Pages

Tuesday, January 22, 2013

Why are PWM ports not all created equal?

When I posted about my H-Bridge motor control, I indicated that it didn't work on ports 10 and 11, but when I switched to ports 5 and 6 everything started to work correctly. I also mentioned that some code examples have you connect to specific ports, not just any ports. What bothered me was that it wasn't obvious why you "must" connect to a specific port. "Are all PWM ports created equal?" kind of question on my part. Well, while I was trolling the Arduino forum I found out about equality when someone asked about "the best" PWM ports to use.
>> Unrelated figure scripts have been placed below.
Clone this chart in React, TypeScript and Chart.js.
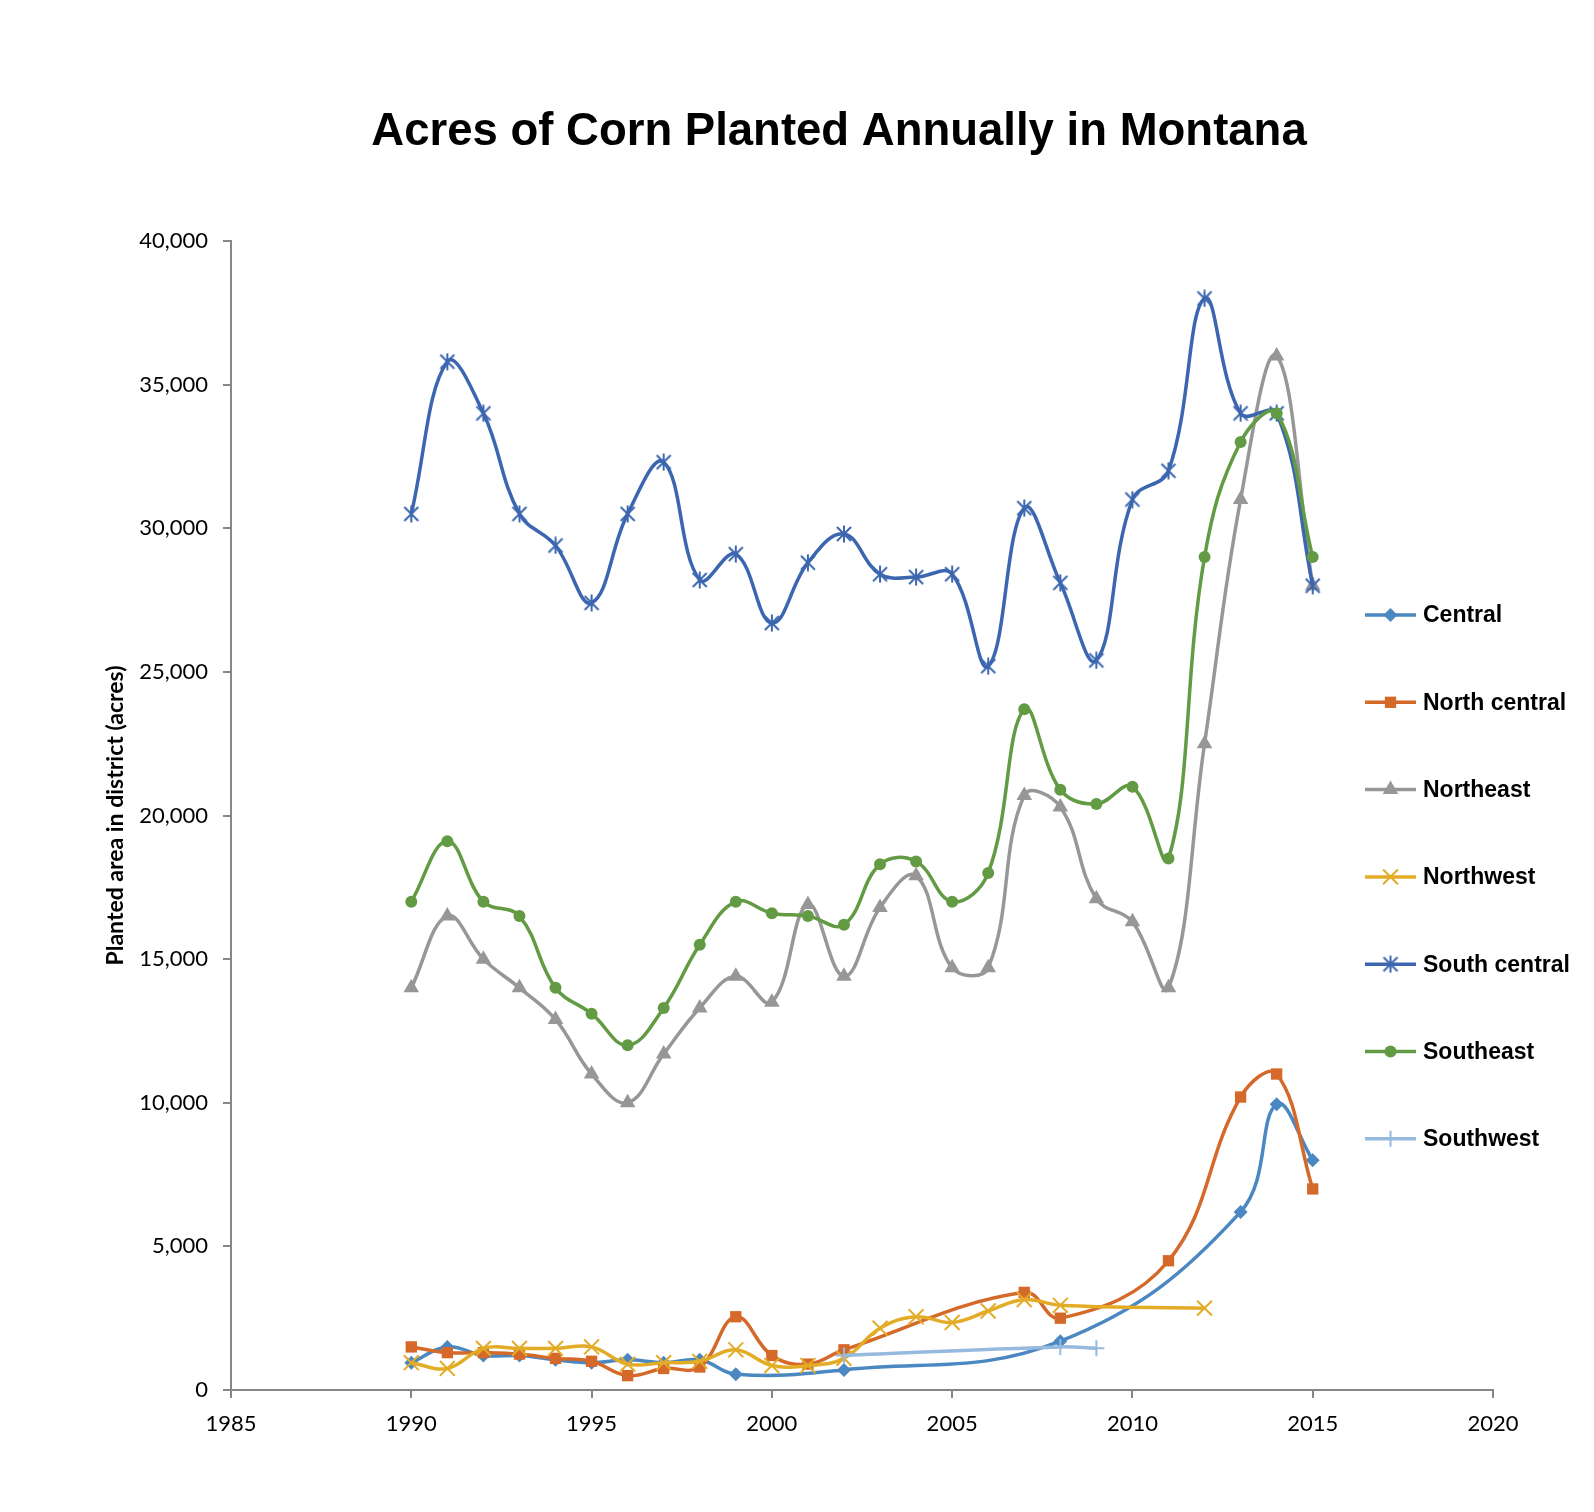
import React, { useEffect, useRef } from 'react';
import { Chart, registerables } from 'chart.js';
import { drawPoint } from 'chart.js/helpers';

Chart.register(...registerables);

// ---------- Data ----------
const CHART_TITLE = 'Acres of Corn Planted Annually in Montana';
const Y_TITLE = 'Planted area in district (acres)';
const X_MIN = 1985;
const X_MAX = 2020;
const X_STEP = 5;
const Y_MIN = 0;
const Y_MAX = 40000;
const Y_STEP = 5000;

const SERIES_NAMES = ['Central', 'North central', 'Northeast', 'Northwest', 'South central', 'Southeast', 'Southwest'];

const allYears = [1990, 1991, 1992, 1993, 1994, 1995, 1996, 1997, 1998, 1999, 2000, 2001, 2002, 2003, 2004, 2005, 2006, 2007, 2008, 2009, 2010, 2011, 2012, 2013, 2014, 2015];

const centralYears = [1990, 1991, 1992, 1993, 1994, 1995, 1996, 1997, 1998, 1999, 2002, 2008, 2013, 2014, 2015];
const centralValues = [950, 1500, 1200, 1200, 1050, 950, 1050, 950, 1050, 550, 700, 1700, 6200, 9950, 8000];

const northCentralYears = [1990, 1991, 1992, 1993, 1994, 1995, 1996, 1997, 1998, 1999, 2000, 2001, 2002, 2007, 2008, 2011, 2013, 2014, 2015];
const northCentralValues = [1500, 1300, 1300, 1250, 1100, 1000, 500, 750, 800, 2550, 1200, 900, 1400, 3400, 2500, 4500, 10200, 11000, 7000];

const northeastValues = [14000, 16500, 15000, 14000, 12900, 11000, 10000, 11700, 13300, 14400, 13500, 16900, 14400, 16800, 17900, 14700, 14700, 20700, 20300, 17100, 16300, 14000, 22500, 31000, 36000, 28000];

const northwestYears = [1990, 1991, 1992, 1993, 1994, 1995, 1996, 1997, 1998, 1999, 2000, 2001, 2002, 2003, 2004, 2005, 2006, 2007, 2008, 2012];
const northwestValues = [950, 750, 1450, 1450, 1450, 1500, 900, 950, 1000, 1400, 850, 850, 1100, 2150, 2550, 2350, 2750, 3150, 2950, 2850];

const southCentralValues = [30500, 35800, 34000, 30500, 29400, 27400, 30500, 32300, 28200, 29100, 26700, 28800, 29800, 28400, 28300, 28400, 25200, 30700, 28100, 25400, 31000, 32000, 38000, 34000, 34000, 28000];

const southeastValues = [17000, 19100, 17000, 16500, 14000, 13100, 12000, 13300, 15500, 17000, 16600, 16500, 16200, 18300, 18400, 17000, 18000, 23700, 20900, 20400, 21000, 18500, 29000, 33000, 34000, 29000];

const southwestYears = [2002, 2008, 2009];
const southwestValues = [1200, 1500, 1450];

// ---------- Styles ----------
const COLORS = ['#4B87C1', '#D4692A', '#979797', '#E3AC27', '#3C66AF', '#629B43', '#96B9E0'];
const LINE_WIDTH = 3.5;

const CANVAS_W = 1578;
const CANVAS_H = 1496;

const LEGEND_LINE_X0 = 1357;
const LEGEND_LINE_X1 = 1408;
const LEGEND_TEXT_X = 1415;
const LEGEND_TOP = 607;
const LEGEND_STEP = 87.3;

function pts(xs: number[], ys: number[]) {
  return xs.map((x, i) => ({ x, y: ys[i] }));
}

function makeStarMarker(color: string) {
  const size = 18;
  const c = document.createElement('canvas');
  c.width = size;
  c.height = size;
  const g = c.getContext('2d')!;
  g.strokeStyle = color;
  g.lineWidth = 2;
  const m = size / 2;
  const d = 7;
  g.beginPath();
  g.moveTo(m - d, m - d);
  g.lineTo(m + d, m + d);
  g.moveTo(m + d, m - d);
  g.lineTo(m - d, m + d);
  g.moveTo(m, m - 8.5);
  g.lineTo(m, m + 8.5);
  g.stroke();
  return c;
}

const legendPlugin = {
  id: 'customLegend',
  afterDraw(chart: any) {
    const ctx = chart.ctx as CanvasRenderingContext2D;
    ctx.save();
    chart.data.datasets.forEach((ds: any, i: number) => {
      const y = LEGEND_TOP + i * LEGEND_STEP;
      ctx.strokeStyle = ds.borderColor;
      ctx.lineWidth = LINE_WIDTH;
      ctx.beginPath();
      ctx.moveTo(LEGEND_LINE_X0, y);
      ctx.lineTo(LEGEND_LINE_X1, y);
      ctx.stroke();
      ctx.fillStyle = ds.pointBackgroundColor;
      ctx.strokeStyle = ds.pointBorderColor;
      ctx.lineWidth = ds.pointBorderWidth;
      drawPoint(ctx, { pointStyle: ds.pointStyle, radius: ds.pointRadius, borderWidth: ds.pointBorderWidth, rotation: 0 } as any, (LEGEND_LINE_X0 + LEGEND_LINE_X1) / 2, y);
      ctx.fillStyle = '#000';
      ctx.font = 'bold 23px "Liberation Sans", Arial, sans-serif';
      ctx.textBaseline = 'middle';
      ctx.textAlign = 'left';
      ctx.fillText(SERIES_NAMES[i], LEGEND_TEXT_X, y + 1);
    });
    ctx.restore();
  },
};

export default function App() {
  const ref = useRef<HTMLCanvasElement | null>(null);

  useEffect(() => {
    if (!ref.current) return;
    const star = makeStarMarker(COLORS[4]);

    const seriesData = [
      pts(centralYears, centralValues),
      pts(northCentralYears, northCentralValues),
      pts(allYears, northeastValues),
      pts(northwestYears, northwestValues),
      pts(allYears, southCentralValues),
      pts(allYears, southeastValues),
      pts(southwestYears, southwestValues),
    ];
    const pointStyles: any[] = ['rectRot', 'rect', 'triangle', 'crossRot', star, 'circle', 'cross'];
    const pointRadii = [7, 8, 9, 10.5, 9, 6, 8];
    const pointBorders = [0, 0, 0, 2, 0, 0, 2];

    const datasets = SERIES_NAMES.map((name, i) => ({
      label: name,
      data: seriesData[i],
      showLine: true,
      borderColor: COLORS[i],
      backgroundColor: COLORS[i],
      pointBackgroundColor: COLORS[i],
      pointBorderColor: COLORS[i],
      pointBorderWidth: pointBorders[i],
      pointStyle: pointStyles[i],
      pointRadius: pointRadii[i],
      borderWidth: LINE_WIDTH,
      tension: 0.4,
      order: SERIES_NAMES.length - i,
    }));

    const chart = new Chart(ref.current, {
      type: 'scatter',
      data: { datasets },
      options: {
        animation: false,
        responsive: false,
        events: [],
        layout: { padding: { left: 84, top: 0, right: 0, bottom: 0 } },
        plugins: {
          legend: { display: false },
          tooltip: { enabled: false },
          title: {
            display: true,
            text: CHART_TITLE,
            color: '#000',
            font: { family: '"Liberation Sans", Arial, sans-serif', weight: 'bold', size: 45.5 },
            padding: { top: 97, bottom: 81.4 },
          },
        },
        scales: {
          x: {
            type: 'linear',
            min: X_MIN,
            max: X_MAX,
            border: { display: true, color: '#868686', width: 2 },
            grid: { display: true, drawOnChartArea: false, drawTicks: true, tickLength: 8, color: '#868686', lineWidth: 2 },
            ticks: {
              stepSize: X_STEP,
              color: '#000',
              padding: 13,
              maxRotation: 0,
              font: { family: 'Lato, "Open Sans", sans-serif', size: 22 },
              callback: (v: any) => String(v),
            },
            afterFit: (s: any) => {
              s.height = 114;
              s.paddingRight = 93;
            },
          },
          y: {
            type: 'linear',
            min: Y_MIN,
            max: Y_MAX,
            border: { display: true, color: '#868686', width: 2 },
            grid: { display: true, drawOnChartArea: false, drawTicks: true, tickLength: 8, color: '#868686', lineWidth: 2 },
            ticks: {
              stepSize: Y_STEP,
              color: '#000',
              padding: 15,
              font: { family: 'Lato, "Open Sans", sans-serif', size: 22 },
              callback: (v: any) => Number(v).toLocaleString('en-US'),
            },
            title: {
              display: true,
              text: Y_TITLE,
              color: '#000',
              font: { family: 'Lato, "Open Sans", sans-serif', weight: 'bold', size: 23 },
              padding: { top: 10, bottom: 0 },
            },
            afterFit: (s: any) => {
              s.width = 139;
            },
          },
        },
      },
      plugins: [legendPlugin],
    } as any);

    return () => chart.destroy();
  }, []);

  return (
    <div style={{ width: CANVAS_W, height: CANVAS_H }}>
      <canvas ref={ref} width={CANVAS_W} height={CANVAS_H} style={{ width: CANVAS_W, height: CANVAS_H, display: 'block' }} />
    </div>
  );
}
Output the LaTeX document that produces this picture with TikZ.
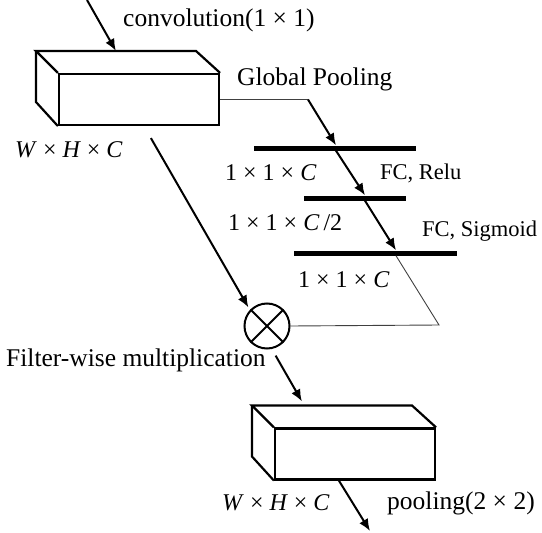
\documentclass[tikz,border=0pt]{standalone}
\usepackage{fontspec}
\setmainfont{Liberation Serif}
\usetikzlibrary{arrows.meta,calc}
\tikzset{
  arr/.style={line width=2pt,-{Latex[length=12pt,width=10pt]}},
  thin line/.style={line width=0.9pt,black!75},
  boxline/.style={line width=2.2pt,line join=miter},
  bar/.style={fill=black,inner sep=0pt,minimum height=5pt},
  lbl/.style={anchor=west,inner sep=0pt,font=\fontsize{25.5}{30}\selectfont},
  mlbl/.style={anchor=west,inner sep=0pt,font=\fontsize{24}{28}\selectfont},
  flbl/.style={anchor=west,inner sep=0pt,font=\fontsize{22.5}{27}\selectfont},
  front/.style={draw,boxline,fill=white,inner sep=0pt,minimum width=160pt,minimum height=51pt},
}
\begin{document}
\begin{tikzpicture}[x=1pt,y=-1pt]
\useasboundingbox (0,0) rectangle (542,533);
% top box
\node[front] (box1) at (139,99.5) {};
\draw[boxline] (box1.north west) -- ++(-22,-22) coordinate (b1tl) -- ++(160,0) coordinate (b1tr) -- (box1.north east);
\draw[boxline] (b1tl) -- ++(0,51) -- (box1.south west);
% bottom box
\node[front] (box2) at (355,454) {};
\draw[boxline] (box2.north west) -- ++(-22,-22) coordinate (b2tl) -- ++(160,0) coordinate (b2tr) -- (box2.north east);
\draw[boxline] (b2tl) -- ++(0,51) -- (box2.south west);
% bars
\node[bar,minimum width=162pt] (bar1) at (335,148) {};
\node[bar,minimum width=102pt] (bar2) at (355,198) {};
\node[bar,minimum width=163pt] (bar3) at (375.5,253) {};
% circle
\node[draw,circle,line width=2pt,minimum size=45pt,inner sep=0pt] (mult) at (267,326) {};
\draw[line width=2pt] (mult.north west) -- (mult.south east) (mult.north east) -- (mult.south west);
% connectors
\coordinate (in) at (87,0);
\coordinate (out) at (370,531);
\coordinate (gp) at (308,99.5);
\coordinate (sg) at (439,325);
\draw[arr] (in) -- ($(b1tl)+(80,0)$);
\draw[thin line] (box1.east) -- (gp);
\draw[arr] (gp) -- ($(bar1.north)+(1,0)$);
\draw[arr] ($(bar1.south)+(1,0)$) -- ($(bar2.north)+(10,0)$);
\draw[arr] ($(bar2.south)+(10,0)$) -- ($(bar3.north)+(20.5,0)$);
\draw[thin line] ($(bar3.south)+(20.5,0)$) -- (sg) -- (mult.east);
\draw[arr] ($(box1.south west)+(93,12)$) -- ($(mult.north west)+(-2,-2)$);
\draw[arr] ($(mult.south east)+(-8,13)$) -- ($(b2tl)+(50,-4)$);
\draw[arr] ($(box2.south west)+(65,0)$) -- (out);
% labels
\node[lbl] (t1) at (123,20) {convolution(1 × 1)};
\node[lbl] (t2) at (237,79) {Global Pooling};
\node[mlbl] (t3) at (15,150) {\textit{W} × \textit{H} × \textit{C}};
\node[mlbl] (t4) at (225,173) {1 × 1 × \textit{C}};
\node[flbl] (t5) at (380,173) {FC, Relu};
\node[mlbl] (t6) at (228,223) {1 × 1 × \textit{C}\,/2};
\node[flbl] (t7) at (422,231) {FC, Sigmoid};
\node[mlbl] (t8) at (298,280) {1 × 1 × \textit{C}};
\node[lbl] (t9) at (6,360) {Filter-wise multiplication};
\node[mlbl] (t10) at (222,503) {\textit{W} × \textit{H} × \textit{C}};
\node[lbl] (t11) at (387,503) {pooling(2 × 2)};
\end{tikzpicture}
\end{document}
It so happens that the PWM ports are modulated by timers. Ok I knew that. What I didn't know is that ports are assigned to specific timers, not any available timer. Now that makes a difference. From this link we have the following port/timer assignments:

3    PD 3        PWM T2B, Ext Int 1

5    PD 5        PWM T0B
6    PD 6        PWM T0A

9    PB 1        PWM T1A
10   PB 2        PWM T1B

11   PB 3        PWM T2A, MOSI


So timer zero is assigned PWM ports 5 and 6; timer 1 is assigned to pins 9 and 10; and timer 2 is assigned to 3 and 11.

In my application, timer 2 is used for the Quantum Leap Framework, so I could try to use pin 11 for PWM but it will be taken over by my QF/AD framework. So this is a good reason that I couldn't drive the motor from pin 11 via. PWM.

What this chart tells me is that for my specific application, I can't use pins 3 and 11 for PWM, but they are fine as standard digital I/O.

I'm thinking of adding a PWM driven speaker to my project and now I know what ports I can use.